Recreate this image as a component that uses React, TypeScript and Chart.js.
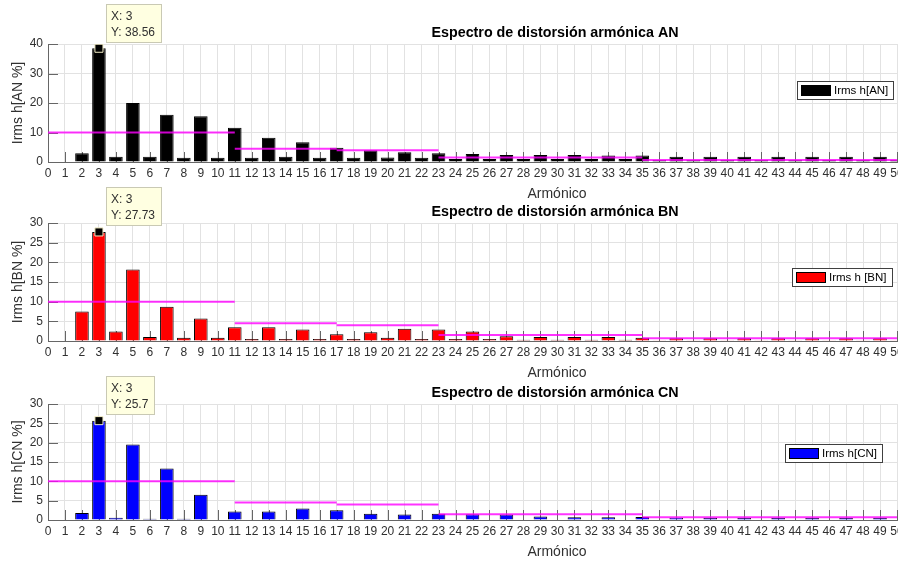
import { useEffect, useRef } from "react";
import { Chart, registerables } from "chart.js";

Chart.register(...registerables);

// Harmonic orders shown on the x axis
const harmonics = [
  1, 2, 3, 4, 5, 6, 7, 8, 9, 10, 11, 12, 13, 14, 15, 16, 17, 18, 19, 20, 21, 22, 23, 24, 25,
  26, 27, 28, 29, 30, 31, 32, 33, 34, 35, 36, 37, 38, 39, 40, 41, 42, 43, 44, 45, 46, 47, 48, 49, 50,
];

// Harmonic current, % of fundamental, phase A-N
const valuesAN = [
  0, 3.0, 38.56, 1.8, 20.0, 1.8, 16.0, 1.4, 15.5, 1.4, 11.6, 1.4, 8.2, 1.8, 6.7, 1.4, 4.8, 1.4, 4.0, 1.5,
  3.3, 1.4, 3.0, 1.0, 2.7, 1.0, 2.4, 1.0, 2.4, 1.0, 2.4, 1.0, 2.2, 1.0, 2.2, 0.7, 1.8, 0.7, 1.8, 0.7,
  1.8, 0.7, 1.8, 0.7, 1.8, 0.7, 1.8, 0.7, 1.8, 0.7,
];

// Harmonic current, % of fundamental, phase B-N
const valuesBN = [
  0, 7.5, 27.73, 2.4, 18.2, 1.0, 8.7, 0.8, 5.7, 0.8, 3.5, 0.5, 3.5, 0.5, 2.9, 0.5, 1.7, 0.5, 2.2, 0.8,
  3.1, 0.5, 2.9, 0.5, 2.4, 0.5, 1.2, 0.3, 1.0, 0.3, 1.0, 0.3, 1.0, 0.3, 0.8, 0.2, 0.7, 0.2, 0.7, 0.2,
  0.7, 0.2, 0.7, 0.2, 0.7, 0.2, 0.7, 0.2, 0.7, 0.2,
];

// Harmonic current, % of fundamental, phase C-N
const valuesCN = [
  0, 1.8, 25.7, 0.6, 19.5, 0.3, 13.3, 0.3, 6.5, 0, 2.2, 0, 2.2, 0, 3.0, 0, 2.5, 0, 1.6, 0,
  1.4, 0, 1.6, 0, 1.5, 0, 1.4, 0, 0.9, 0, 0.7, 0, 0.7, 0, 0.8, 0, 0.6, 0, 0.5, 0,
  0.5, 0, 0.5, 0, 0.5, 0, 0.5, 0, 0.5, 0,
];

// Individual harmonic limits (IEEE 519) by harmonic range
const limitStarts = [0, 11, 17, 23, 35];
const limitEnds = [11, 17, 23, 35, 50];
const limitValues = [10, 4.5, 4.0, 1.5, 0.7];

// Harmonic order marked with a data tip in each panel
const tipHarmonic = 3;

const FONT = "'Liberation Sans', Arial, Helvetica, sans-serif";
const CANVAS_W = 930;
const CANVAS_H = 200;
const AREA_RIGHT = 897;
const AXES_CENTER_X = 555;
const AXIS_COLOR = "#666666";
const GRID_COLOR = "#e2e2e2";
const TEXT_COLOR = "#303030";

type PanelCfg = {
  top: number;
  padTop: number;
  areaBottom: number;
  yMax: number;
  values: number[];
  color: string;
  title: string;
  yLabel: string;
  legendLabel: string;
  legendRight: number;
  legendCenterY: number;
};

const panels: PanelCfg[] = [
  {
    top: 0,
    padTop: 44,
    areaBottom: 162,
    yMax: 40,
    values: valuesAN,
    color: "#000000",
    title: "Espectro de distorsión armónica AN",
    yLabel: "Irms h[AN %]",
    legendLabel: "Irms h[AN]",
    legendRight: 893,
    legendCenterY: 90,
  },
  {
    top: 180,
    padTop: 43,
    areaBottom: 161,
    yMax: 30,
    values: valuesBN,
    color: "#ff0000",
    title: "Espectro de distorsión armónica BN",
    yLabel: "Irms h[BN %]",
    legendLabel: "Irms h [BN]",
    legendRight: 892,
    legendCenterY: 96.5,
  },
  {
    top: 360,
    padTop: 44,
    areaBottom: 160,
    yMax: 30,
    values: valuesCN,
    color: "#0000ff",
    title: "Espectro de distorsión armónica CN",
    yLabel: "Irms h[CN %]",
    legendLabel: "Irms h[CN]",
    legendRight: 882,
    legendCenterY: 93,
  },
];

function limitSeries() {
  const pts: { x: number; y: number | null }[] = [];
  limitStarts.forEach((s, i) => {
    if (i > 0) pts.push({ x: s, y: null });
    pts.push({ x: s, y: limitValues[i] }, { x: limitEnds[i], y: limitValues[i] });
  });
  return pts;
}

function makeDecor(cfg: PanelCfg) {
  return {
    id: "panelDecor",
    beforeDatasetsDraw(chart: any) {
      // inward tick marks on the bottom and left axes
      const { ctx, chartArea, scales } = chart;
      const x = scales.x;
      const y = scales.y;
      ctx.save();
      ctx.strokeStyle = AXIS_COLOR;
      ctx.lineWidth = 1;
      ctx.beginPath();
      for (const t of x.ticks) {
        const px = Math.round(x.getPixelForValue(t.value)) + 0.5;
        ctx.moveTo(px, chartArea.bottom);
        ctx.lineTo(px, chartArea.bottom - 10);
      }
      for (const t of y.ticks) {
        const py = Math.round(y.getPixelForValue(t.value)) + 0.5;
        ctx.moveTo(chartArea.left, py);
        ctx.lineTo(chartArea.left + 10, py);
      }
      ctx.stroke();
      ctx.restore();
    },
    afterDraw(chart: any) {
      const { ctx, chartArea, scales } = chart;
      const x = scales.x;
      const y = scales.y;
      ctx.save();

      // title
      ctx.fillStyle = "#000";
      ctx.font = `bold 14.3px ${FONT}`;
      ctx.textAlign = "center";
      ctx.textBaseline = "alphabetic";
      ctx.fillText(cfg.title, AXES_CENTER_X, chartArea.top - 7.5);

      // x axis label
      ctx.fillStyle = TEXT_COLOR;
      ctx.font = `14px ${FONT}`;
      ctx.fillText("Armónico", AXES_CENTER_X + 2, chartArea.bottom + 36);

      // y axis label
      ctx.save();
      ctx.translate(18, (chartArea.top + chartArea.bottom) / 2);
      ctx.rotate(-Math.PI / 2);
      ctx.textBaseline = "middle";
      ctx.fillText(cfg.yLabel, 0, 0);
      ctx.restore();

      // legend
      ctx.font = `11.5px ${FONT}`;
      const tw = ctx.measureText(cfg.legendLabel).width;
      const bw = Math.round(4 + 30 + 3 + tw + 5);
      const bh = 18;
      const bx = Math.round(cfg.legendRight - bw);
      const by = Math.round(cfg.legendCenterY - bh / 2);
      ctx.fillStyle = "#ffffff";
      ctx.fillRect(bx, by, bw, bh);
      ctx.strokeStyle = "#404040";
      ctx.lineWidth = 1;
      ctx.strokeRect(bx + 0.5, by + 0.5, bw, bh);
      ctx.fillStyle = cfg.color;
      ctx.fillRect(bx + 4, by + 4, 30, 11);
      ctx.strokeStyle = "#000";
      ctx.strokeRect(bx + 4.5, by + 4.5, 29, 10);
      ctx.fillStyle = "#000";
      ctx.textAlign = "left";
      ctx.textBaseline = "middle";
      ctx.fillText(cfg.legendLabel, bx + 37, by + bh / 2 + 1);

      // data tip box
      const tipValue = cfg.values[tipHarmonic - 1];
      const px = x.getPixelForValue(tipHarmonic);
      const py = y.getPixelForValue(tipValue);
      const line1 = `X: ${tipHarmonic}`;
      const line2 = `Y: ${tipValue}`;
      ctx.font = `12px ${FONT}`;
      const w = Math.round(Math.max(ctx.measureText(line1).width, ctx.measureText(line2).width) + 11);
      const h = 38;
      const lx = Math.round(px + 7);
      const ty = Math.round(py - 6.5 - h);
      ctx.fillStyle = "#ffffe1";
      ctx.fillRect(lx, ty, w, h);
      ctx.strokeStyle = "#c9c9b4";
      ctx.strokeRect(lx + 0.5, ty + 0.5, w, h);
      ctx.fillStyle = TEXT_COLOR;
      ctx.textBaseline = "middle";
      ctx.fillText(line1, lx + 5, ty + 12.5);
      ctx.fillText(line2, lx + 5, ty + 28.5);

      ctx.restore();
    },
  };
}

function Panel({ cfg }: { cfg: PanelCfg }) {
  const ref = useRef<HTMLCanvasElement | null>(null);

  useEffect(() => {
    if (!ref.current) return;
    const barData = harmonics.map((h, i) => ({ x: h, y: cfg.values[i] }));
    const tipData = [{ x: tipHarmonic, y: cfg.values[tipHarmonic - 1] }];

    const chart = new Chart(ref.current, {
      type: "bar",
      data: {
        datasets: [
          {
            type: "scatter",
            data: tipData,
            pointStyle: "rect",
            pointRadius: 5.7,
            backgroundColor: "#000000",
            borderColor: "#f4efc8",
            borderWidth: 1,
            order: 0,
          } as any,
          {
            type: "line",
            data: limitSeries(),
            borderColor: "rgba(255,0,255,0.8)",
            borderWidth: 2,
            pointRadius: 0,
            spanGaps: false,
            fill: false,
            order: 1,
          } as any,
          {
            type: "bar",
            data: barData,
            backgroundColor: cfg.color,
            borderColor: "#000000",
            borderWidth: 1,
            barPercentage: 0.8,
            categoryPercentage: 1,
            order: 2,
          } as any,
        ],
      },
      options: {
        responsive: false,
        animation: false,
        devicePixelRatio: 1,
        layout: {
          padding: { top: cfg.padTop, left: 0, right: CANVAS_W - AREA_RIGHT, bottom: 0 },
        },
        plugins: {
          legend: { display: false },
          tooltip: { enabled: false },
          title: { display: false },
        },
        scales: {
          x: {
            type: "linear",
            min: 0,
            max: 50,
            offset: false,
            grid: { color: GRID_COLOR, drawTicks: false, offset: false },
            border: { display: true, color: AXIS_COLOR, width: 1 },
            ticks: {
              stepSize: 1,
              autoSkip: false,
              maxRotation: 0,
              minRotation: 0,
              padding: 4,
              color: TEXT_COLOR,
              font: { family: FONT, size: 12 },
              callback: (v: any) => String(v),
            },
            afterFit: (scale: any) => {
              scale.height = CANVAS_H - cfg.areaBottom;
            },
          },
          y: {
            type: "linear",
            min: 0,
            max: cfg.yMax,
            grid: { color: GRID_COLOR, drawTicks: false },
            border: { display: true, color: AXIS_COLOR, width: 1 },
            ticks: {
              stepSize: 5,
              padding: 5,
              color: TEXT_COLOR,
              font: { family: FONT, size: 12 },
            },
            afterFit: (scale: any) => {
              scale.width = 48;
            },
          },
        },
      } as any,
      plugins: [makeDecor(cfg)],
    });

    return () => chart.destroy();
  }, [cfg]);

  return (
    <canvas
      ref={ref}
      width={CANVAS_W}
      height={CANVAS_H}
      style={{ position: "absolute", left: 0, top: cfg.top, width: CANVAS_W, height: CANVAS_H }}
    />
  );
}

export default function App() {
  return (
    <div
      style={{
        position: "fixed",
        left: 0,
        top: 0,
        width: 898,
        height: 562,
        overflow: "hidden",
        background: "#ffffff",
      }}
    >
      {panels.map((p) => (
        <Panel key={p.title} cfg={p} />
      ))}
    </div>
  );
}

======

**Written problem:**
Starting with the first line of the data above and ending with the line containing "Chart.register(...registerables);", please restate every line exactly, leaving images out.

**Answer to the exercise:**
Recreate this image as a component that uses React, TypeScript and Chart.js.
import { useEffect, useRef } from "react";
import { Chart, registerables } from "chart.js";

Chart.register(...registerables);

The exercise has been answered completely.